═══ EXCERPTED RECORDS ═══
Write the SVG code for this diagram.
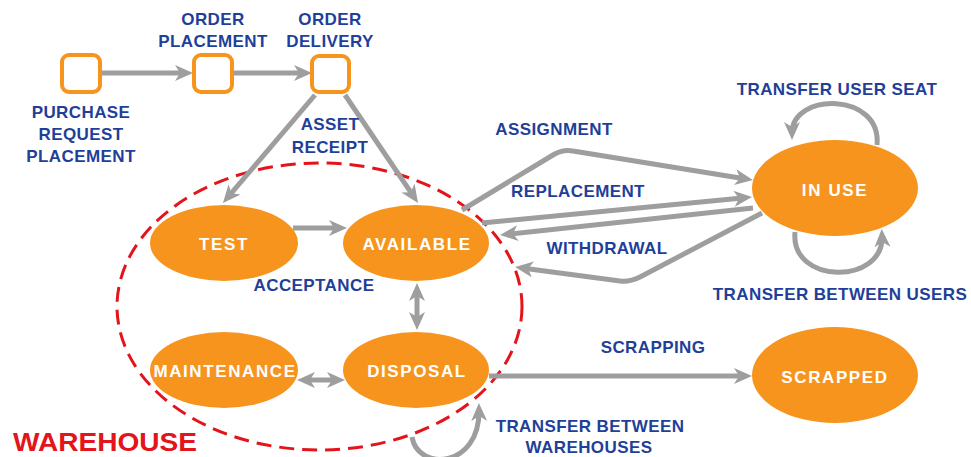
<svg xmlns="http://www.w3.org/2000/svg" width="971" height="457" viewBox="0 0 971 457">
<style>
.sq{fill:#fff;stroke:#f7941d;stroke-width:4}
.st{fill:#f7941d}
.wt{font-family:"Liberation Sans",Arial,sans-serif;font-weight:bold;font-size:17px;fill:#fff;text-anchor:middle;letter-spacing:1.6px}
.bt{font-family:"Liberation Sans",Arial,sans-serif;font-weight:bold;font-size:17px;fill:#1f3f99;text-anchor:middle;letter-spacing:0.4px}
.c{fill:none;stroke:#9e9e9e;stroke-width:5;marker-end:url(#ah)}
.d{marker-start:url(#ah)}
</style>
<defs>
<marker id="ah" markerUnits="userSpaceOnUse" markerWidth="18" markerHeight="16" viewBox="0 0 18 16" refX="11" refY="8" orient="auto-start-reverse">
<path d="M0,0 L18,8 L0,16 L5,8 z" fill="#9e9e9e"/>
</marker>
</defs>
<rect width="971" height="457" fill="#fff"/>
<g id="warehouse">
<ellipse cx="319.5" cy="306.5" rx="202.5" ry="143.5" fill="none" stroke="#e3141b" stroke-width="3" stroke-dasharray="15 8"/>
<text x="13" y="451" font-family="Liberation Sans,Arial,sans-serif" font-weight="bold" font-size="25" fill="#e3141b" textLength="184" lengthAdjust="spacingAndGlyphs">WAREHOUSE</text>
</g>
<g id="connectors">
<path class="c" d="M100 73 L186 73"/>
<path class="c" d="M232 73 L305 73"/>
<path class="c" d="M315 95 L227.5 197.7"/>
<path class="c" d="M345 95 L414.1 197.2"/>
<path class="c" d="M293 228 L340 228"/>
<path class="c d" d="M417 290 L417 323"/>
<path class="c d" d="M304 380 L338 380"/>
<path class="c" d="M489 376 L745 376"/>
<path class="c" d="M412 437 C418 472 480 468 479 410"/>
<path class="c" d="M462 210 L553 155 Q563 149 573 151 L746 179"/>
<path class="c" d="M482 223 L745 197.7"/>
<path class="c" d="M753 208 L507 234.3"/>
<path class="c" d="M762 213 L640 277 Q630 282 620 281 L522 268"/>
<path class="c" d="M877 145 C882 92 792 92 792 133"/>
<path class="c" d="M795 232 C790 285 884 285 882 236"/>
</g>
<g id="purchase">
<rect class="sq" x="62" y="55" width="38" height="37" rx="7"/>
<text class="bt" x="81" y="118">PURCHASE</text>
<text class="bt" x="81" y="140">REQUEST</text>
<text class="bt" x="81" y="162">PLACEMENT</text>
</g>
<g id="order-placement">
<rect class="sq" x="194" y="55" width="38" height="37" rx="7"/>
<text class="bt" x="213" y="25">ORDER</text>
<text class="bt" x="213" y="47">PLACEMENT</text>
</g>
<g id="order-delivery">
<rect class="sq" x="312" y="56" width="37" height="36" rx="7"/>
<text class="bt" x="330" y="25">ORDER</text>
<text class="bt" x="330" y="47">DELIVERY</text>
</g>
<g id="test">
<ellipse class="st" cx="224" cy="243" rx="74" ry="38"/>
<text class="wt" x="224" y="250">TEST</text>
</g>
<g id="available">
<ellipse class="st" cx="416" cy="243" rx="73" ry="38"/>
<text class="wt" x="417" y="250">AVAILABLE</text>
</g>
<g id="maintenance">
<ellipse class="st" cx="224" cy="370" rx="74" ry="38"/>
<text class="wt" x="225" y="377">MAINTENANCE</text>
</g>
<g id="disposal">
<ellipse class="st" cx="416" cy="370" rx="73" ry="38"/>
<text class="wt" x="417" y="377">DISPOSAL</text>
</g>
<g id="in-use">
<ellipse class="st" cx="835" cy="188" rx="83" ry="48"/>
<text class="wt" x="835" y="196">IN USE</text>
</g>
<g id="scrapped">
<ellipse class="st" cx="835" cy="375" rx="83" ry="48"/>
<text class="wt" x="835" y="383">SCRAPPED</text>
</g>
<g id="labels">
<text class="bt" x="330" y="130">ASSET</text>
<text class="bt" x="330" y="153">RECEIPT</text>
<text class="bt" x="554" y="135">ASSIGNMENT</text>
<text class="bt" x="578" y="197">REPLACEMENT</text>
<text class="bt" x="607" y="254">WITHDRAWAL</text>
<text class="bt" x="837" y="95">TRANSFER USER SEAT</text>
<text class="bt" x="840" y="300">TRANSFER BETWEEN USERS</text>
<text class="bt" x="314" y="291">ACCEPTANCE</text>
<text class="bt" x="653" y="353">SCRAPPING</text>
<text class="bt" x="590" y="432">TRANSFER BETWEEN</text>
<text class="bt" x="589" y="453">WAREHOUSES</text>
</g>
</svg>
═══
═══ EXCERPTED RECORDS ═══
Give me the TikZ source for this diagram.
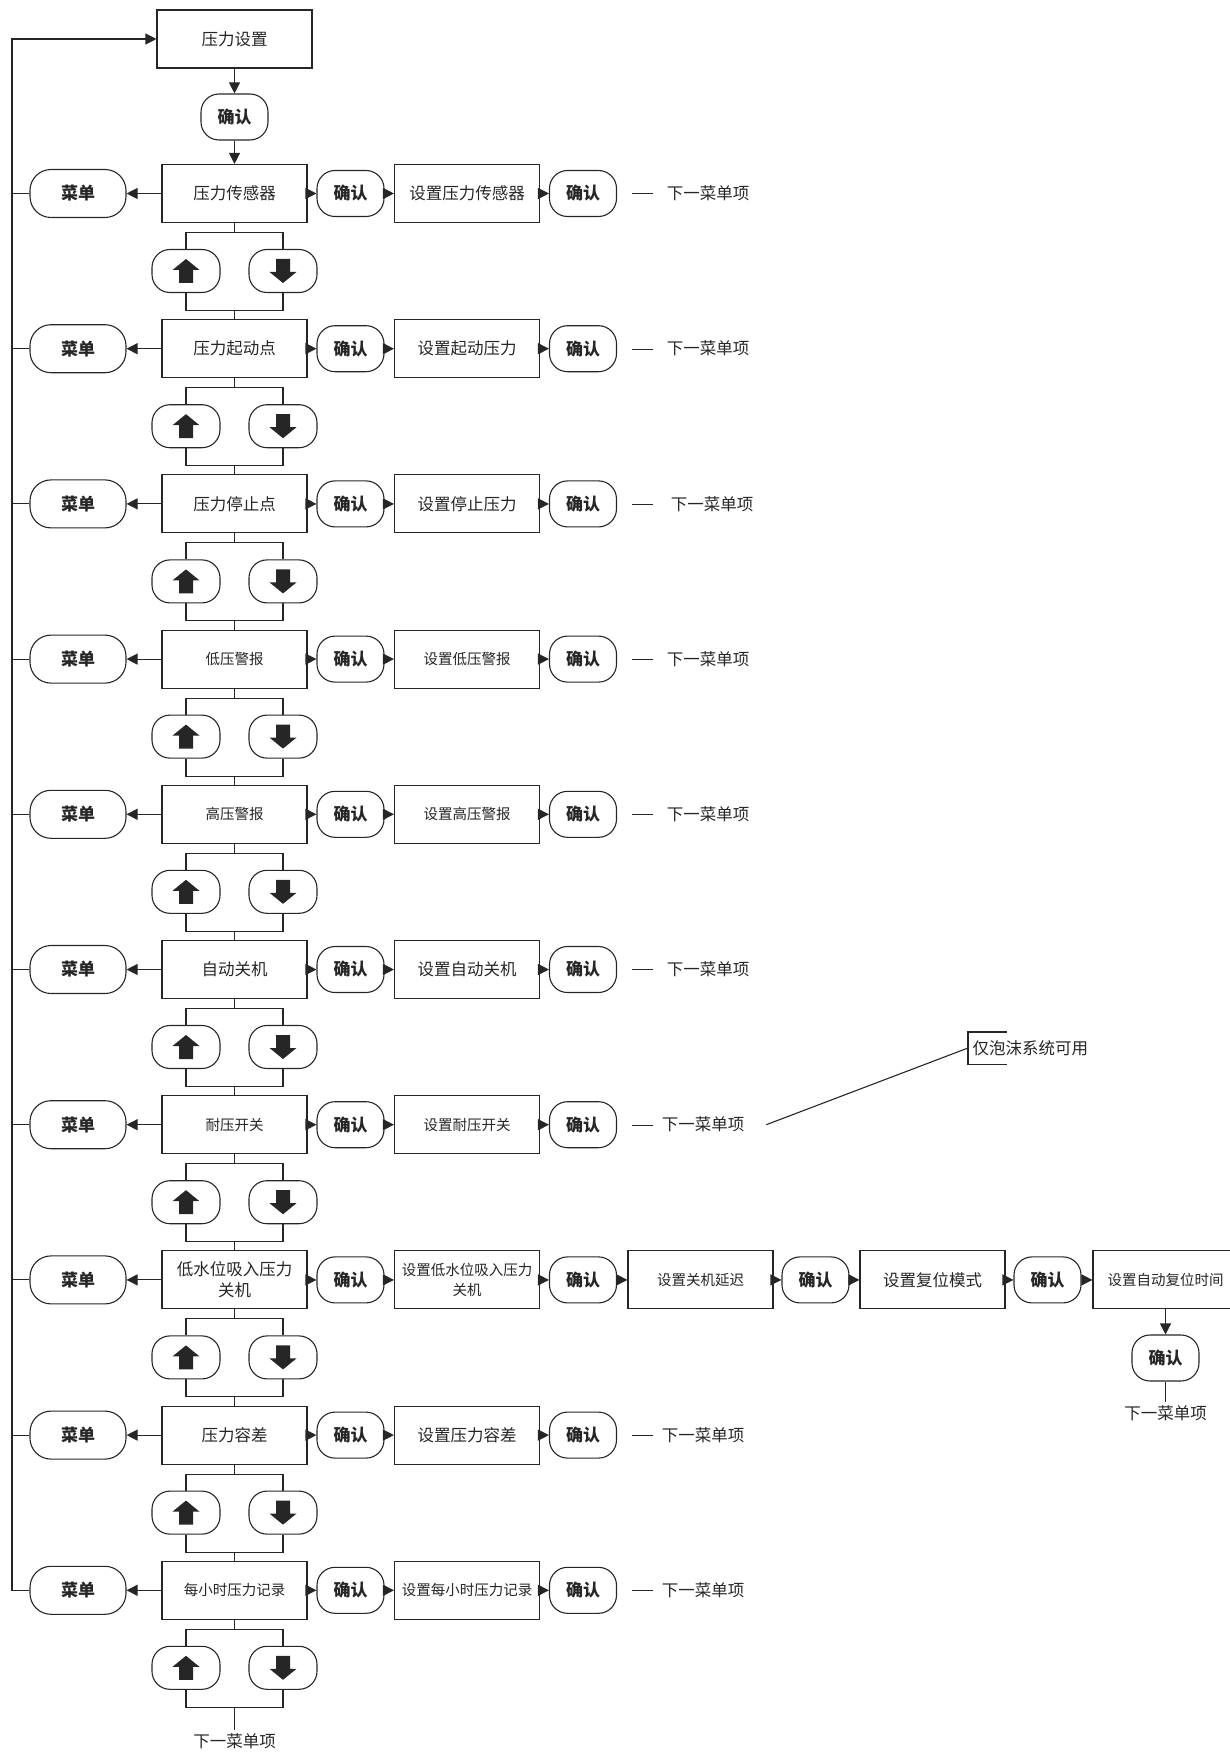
═══
* **EXERCISE REQUIREMENTS**:
Lines containing the string "diagram" are to be selected and copied.

* **RESPONSE FOR THIS EXERCISE**:
Write the SVG code for this diagram.
Give me the TikZ source for this diagram.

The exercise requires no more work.